> STATED TASK
Output the lines from the top of the entries below to the line with "const sphere = makeSphere(14);", both included, exactly and without pictures.

***

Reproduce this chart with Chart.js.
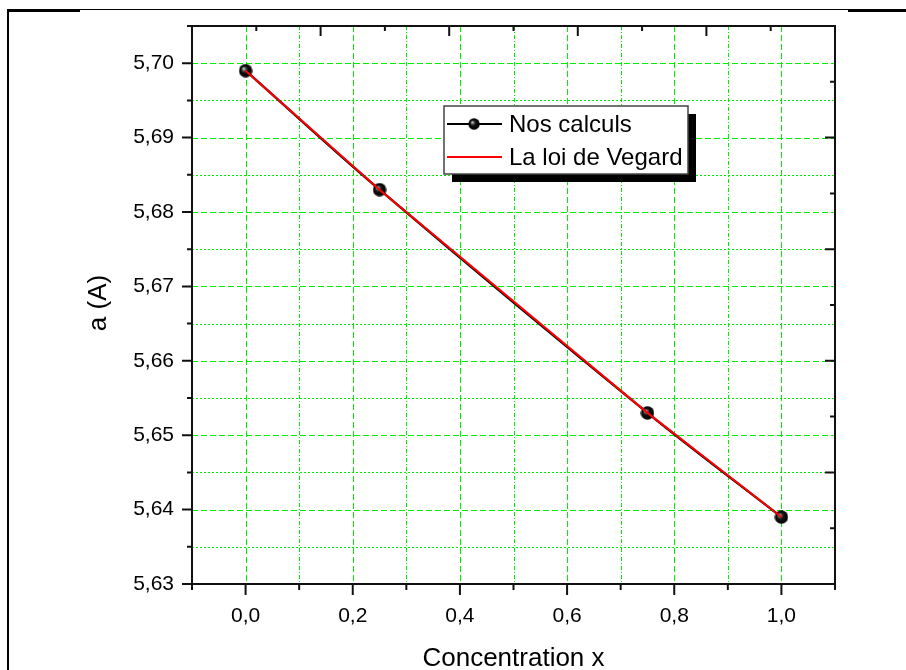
<!DOCTYPE html>
<html>
<head>
<meta charset="utf-8">
<script src="https://cdn.jsdelivr.net/npm/chart.js@4/dist/chart.umd.min.js"></script>
<style>
  html, body { margin: 0; padding: 0; background: #fff; }
  #wrap { position: relative; width: 906px; height: 670px; overflow: hidden; }
  #plot { position: absolute; left: 0; top: 0; }
  .rule { position: absolute; background: #000; }
</style>
</head>
<body>
<div id="wrap">
  <!-- page frame (table cell borders round the figure) -->
  <div class="rule" style="left:7px;top:9px;width:2px;height:661px"></div>
  <div class="rule" style="left:7px;top:9px;width:841px;height:1px"></div>
  <div class="rule" style="left:7px;top:9px;width:73px;height:3px"></div>
  <div class="rule" style="left:848px;top:9px;width:58px;height:3px"></div>
  <canvas id="plot" width="906" height="670"></canvas>
</div>
<script>
/* ---------------- data ---------------- */
const concentration = [0.0, 0.25, 0.75, 1.0];
const nosCalculs    = [5.699, 5.683, 5.653, 5.639];
const vegardX       = [0.0, 0.25, 0.75, 1.0];
const vegardA       = [5.699, 5.683, 5.653, 5.639];

// labelled ticks
const xTickValues = [0.0, 0.2, 0.4, 0.6, 0.8, 1.0];
const yTickValues = [5.63, 5.64, 5.65, 5.66, 5.67, 5.68, 5.69, 5.70];
// all tick marks (major + minor)
const xTickMarks = [-0.1, 0.0, 0.1, 0.2, 0.3, 0.4, 0.5, 0.6, 0.7, 0.8, 0.9, 1.0, 1.1];
const yTickMarks = [5.63, 5.635, 5.64, 5.645, 5.65, 5.655, 5.66, 5.665, 5.67,
                    5.675, 5.68, 5.685, 5.69, 5.695, 5.70, 5.705];
// mirror axes (top / right) carry an unrelated 0..10 scale
const mirrorTickMarks = [1, 2, 3, 4, 5, 6, 7, 8, 9];

const FONT = '"Liberation Sans", Arial, sans-serif';
const GREEN = "#00ee00";

/* sphere marker, like Origin's shaded ball */
function makeSphere(d) {
  const c = document.createElement("canvas");
  c.width = d; c.height = d;
  const g = c.getContext("2d");
  const r = d / 2;
  const grad = g.createRadialGradient(r * 0.7, r * 0.7, 0.3, r, r, r);
  grad.addColorStop(0, "#e0e0e0");
  grad.addColorStop(0.2, "#666");
  grad.addColorStop(0.45, "#111");
  grad.addColorStop(1, "#000");
  g.fillStyle = grad;
  g.beginPath(); g.arc(r, r, r - 0.3, 0, Math.PI * 2); g.fill();
  return c;
}
const sphere = makeSphere(14);

const isMajor = (v, step) => Math.abs(Math.round(v / step) * step - v) < 1e-6;
const fmt = (v, d) => v.toFixed(d).replace(".", ",");

/* ---------------- decorations drawn through the scales ---------------- */
const originPlugin = {
  id: "originLook",
  beforeDatasetsDraw(chart) {
    const { ctx, chartArea: a, scales: { x, y } } = chart;
    ctx.save();
    ctx.beginPath(); ctx.rect(a.left, a.top, a.right - a.left, a.bottom - a.top); ctx.clip();
    ctx.lineWidth = 1;
    ctx.strokeStyle = GREEN;
    xTickMarks.forEach(v => {
      if (v < -0.01 || v > 1.01) return;
      const px = Math.round(x.getPixelForValue(v)) + 0.5;
      ctx.setLineDash(isMajor(v, 0.2) ? [6, 3] : [4, 2, 1, 2]);
      ctx.beginPath(); ctx.moveTo(px, a.top); ctx.lineTo(px, a.bottom); ctx.stroke();
    });
    yTickMarks.forEach(v => {
      if (v < 5.631 || v > 5.7025) return;
      const py = Math.round(y.getPixelForValue(v)) + 0.5;
      ctx.setLineDash(isMajor(v, 0.01) ? [6, 3] : [2, 2]);
      ctx.beginPath(); ctx.moveTo(a.left, py); ctx.lineTo(a.right, py); ctx.stroke();
    });
    ctx.restore();
  },
  afterDatasetsDraw(chart) {
    const { ctx, chartArea: a, scales: { x, y, x2, y2 } } = chart;
    ctx.save();
    ctx.strokeStyle = "#111";
    ctx.lineWidth = 2;
    ctx.setLineDash([]);
    ctx.strokeRect(a.left, a.top, a.right - a.left, a.bottom - a.top);

    ctx.beginPath();
    // bottom: outward
    xTickMarks.forEach(v => {
      const px = x.getPixelForValue(v);
      const len = isMajor(v, 0.2) ? 11 : 6;
      ctx.moveTo(px, a.bottom); ctx.lineTo(px, a.bottom + len);
    });
    // left: outward
    yTickMarks.forEach(v => {
      const py = y.getPixelForValue(v);
      const len = isMajor(v, 0.01) ? 10 : 5;
      ctx.moveTo(a.left, py); ctx.lineTo(a.left - len, py);
    });
    // top: inward
    mirrorTickMarks.forEach(v => {
      const px = x2.getPixelForValue(v);
      const len = v % 2 === 0 ? 10 : 5;
      ctx.moveTo(px, a.top); ctx.lineTo(px, a.top + len);
    });
    // right: inward
    mirrorTickMarks.forEach(v => {
      const py = y2.getPixelForValue(v);
      const len = v % 2 === 0 ? 10 : 5;
      ctx.moveTo(a.right, py); ctx.lineTo(a.right - len, py);
    });
    ctx.stroke();

    // axis titles
    ctx.fillStyle = "#000";
    ctx.font = "26px " + FONT;
    ctx.textAlign = "center";
    ctx.textBaseline = "alphabetic";
    ctx.fillText("Concentration x", (a.left + a.right) / 2, 666);
    ctx.translate(106, 303);
    ctx.rotate(-Math.PI / 2);
    ctx.fillText("a (A)", 0, 0);
    ctx.restore();
  },
  afterDraw(chart) {
    const { ctx } = chart;
    const bx = 444, by = 106, bw = 244, bh = 68;
    ctx.save();
    ctx.fillStyle = "#000";
    ctx.fillRect(bx + 8, by + 8, bw, bh);
    ctx.fillStyle = "#fff";
    ctx.fillRect(bx, by, bw, bh);
    ctx.strokeStyle = "#444";
    ctx.lineWidth = 1.5;
    ctx.strokeRect(bx, by, bw, bh);

    const rows = [
      { y: 124, color: "#000", marker: true,  text: "Nos calculs" },
      { y: 157, color: "#ff0000", marker: false, text: "La loi de Vegard" },
    ];
    ctx.font = "24px " + FONT;
    ctx.textBaseline = "middle";
    rows.forEach(r => {
      ctx.strokeStyle = r.color;
      ctx.lineWidth = 2;
      ctx.beginPath(); ctx.moveTo(447, r.y); ctx.lineTo(502, r.y); ctx.stroke();
      if (r.marker) ctx.drawImage(sphere, 474 - 6, r.y - 6, 12, 12);
      ctx.fillStyle = "#000";
      ctx.fillText(r.text, 509, r.y + 1);
    });
    ctx.restore();
  },
};

const tickFont = { family: FONT, size: 21 };

new Chart(document.getElementById("plot"), {
  type: "scatter",
  data: {
    datasets: [
      {
        label: "Nos calculs",
        data: concentration.map((c, i) => ({ x: c, y: nosCalculs[i] })),
        showLine: true,
        tension: 0.35,
        borderColor: "#000",
        borderWidth: 2.4,
        pointStyle: sphere,
        pointRadius: 7,
        order: 2,
      },
      {
        label: "La loi de Vegard",
        data: vegardX.map((c, i) => ({ x: c, y: vegardA[i] })),
        showLine: true,
        borderColor: "#ff0000",
        borderWidth: 2,
        pointRadius: 0,
        order: 1,
      },
    ],
  },
  options: {
    responsive: false,
    animation: false,
    events: [],
    layout: { padding: 0 },
    plugins: { legend: { display: false }, tooltip: { enabled: false } },
    scales: {
      x: {
        type: "linear", position: "bottom", min: -0.1, max: 1.1,
        grid: { display: false }, border: { display: false },
        afterBuildTicks: s => { s.ticks = xTickValues.map(v => ({ value: v })); },
        afterFit: s => { s.height = 86; s.paddingLeft = 0; s.paddingRight = 0; },
        ticks: { color: "#000", font: tickFont, padding: 12, maxRotation: 0,
                 callback: v => fmt(v, 1) },
      },
      y: {
        type: "linear", position: "left", min: 5.63, max: 5.705,
        grid: { display: false }, border: { display: false },
        afterBuildTicks: s => { s.ticks = yTickValues.map(v => ({ value: v })); },
        afterFit: s => { s.width = 192; s.paddingTop = 0; s.paddingBottom = 0; },
        ticks: { color: "#000", font: tickFont, padding: 10,
                 callback: v => fmt(v, 2) },
      },
      x2: {
        type: "linear", position: "top", min: 0, max: 10,
        grid: { display: false }, border: { display: false },
        ticks: { display: false },
        afterFit: s => { s.height = 26; },
      },
      y2: {
        type: "linear", position: "right", min: 0, max: 10,
        grid: { display: false }, border: { display: false },
        ticks: { display: false },
        afterFit: s => { s.width = 71; s.paddingTop = 0; s.paddingBottom = 0; },
      },
    },
  },
  plugins: [originPlugin],
});
</script>
</body>
</html>
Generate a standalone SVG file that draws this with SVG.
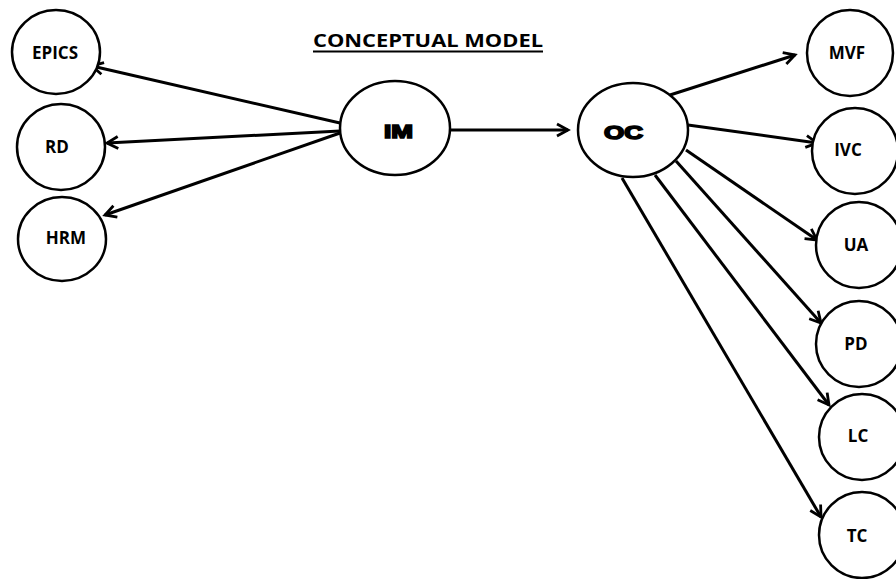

***

> EXERCISE RESPONSE
Reproduce this chart with Chart.js.
<!DOCTYPE html>
<html>
<head>
<meta charset="utf-8">
<script src="https://cdn.jsdelivr.net/npm/chart.js@4/dist/chart.umd.min.js"></script>
<style>
  html, body { margin: 0; padding: 0; background: #fff; }
  #wrap { position: relative; width: 906px; height: 670px; overflow: hidden; }
  #plot { position: absolute; left: 0; top: 0; }
  .rule { position: absolute; background: #000; }
</style>
</head>
<body>
<div id="wrap">
  <!-- page frame (table cell borders round the figure) -->
  <div class="rule" style="left:7px;top:9px;width:2px;height:661px"></div>
  <div class="rule" style="left:7px;top:9px;width:841px;height:1px"></div>
  <div class="rule" style="left:7px;top:9px;width:73px;height:3px"></div>
  <div class="rule" style="left:848px;top:9px;width:58px;height:3px"></div>
  <canvas id="plot" width="906" height="670"></canvas>
</div>
<script>
/* ---------------- data ---------------- */
const concentration = [0.0, 0.25, 0.75, 1.0];
const nosCalculs    = [5.699, 5.683, 5.653, 5.639];
const vegardX       = [0.0, 0.25, 0.75, 1.0];
const vegardA       = [5.699, 5.683, 5.653, 5.639];

// labelled ticks
const xTickValues = [0.0, 0.2, 0.4, 0.6, 0.8, 1.0];
const yTickValues = [5.63, 5.64, 5.65, 5.66, 5.67, 5.68, 5.69, 5.70];
// all tick marks (major + minor)
const xTickMarks = [-0.1, 0.0, 0.1, 0.2, 0.3, 0.4, 0.5, 0.6, 0.7, 0.8, 0.9, 1.0, 1.1];
const yTickMarks = [5.63, 5.635, 5.64, 5.645, 5.65, 5.655, 5.66, 5.665, 5.67,
                    5.675, 5.68, 5.685, 5.69, 5.695, 5.70, 5.705];
// mirror axes (top / right) carry an unrelated 0..10 scale
const mirrorTickMarks = [1, 2, 3, 4, 5, 6, 7, 8, 9];

const FONT = '"Liberation Sans", Arial, sans-serif';
const GREEN = "#00ee00";

/* sphere marker, like Origin's shaded ball */
function makeSphere(d) {
  const c = document.createElement("canvas");
  c.width = d; c.height = d;
  const g = c.getContext("2d");
  const r = d / 2;
  const grad = g.createRadialGradient(r * 0.7, r * 0.7, 0.3, r, r, r);
  grad.addColorStop(0, "#e0e0e0");
  grad.addColorStop(0.2, "#666");
  grad.addColorStop(0.45, "#111");
  grad.addColorStop(1, "#000");
  g.fillStyle = grad;
  g.beginPath(); g.arc(r, r, r - 0.3, 0, Math.PI * 2); g.fill();
  return c;
}
const sphere = makeSphere(14);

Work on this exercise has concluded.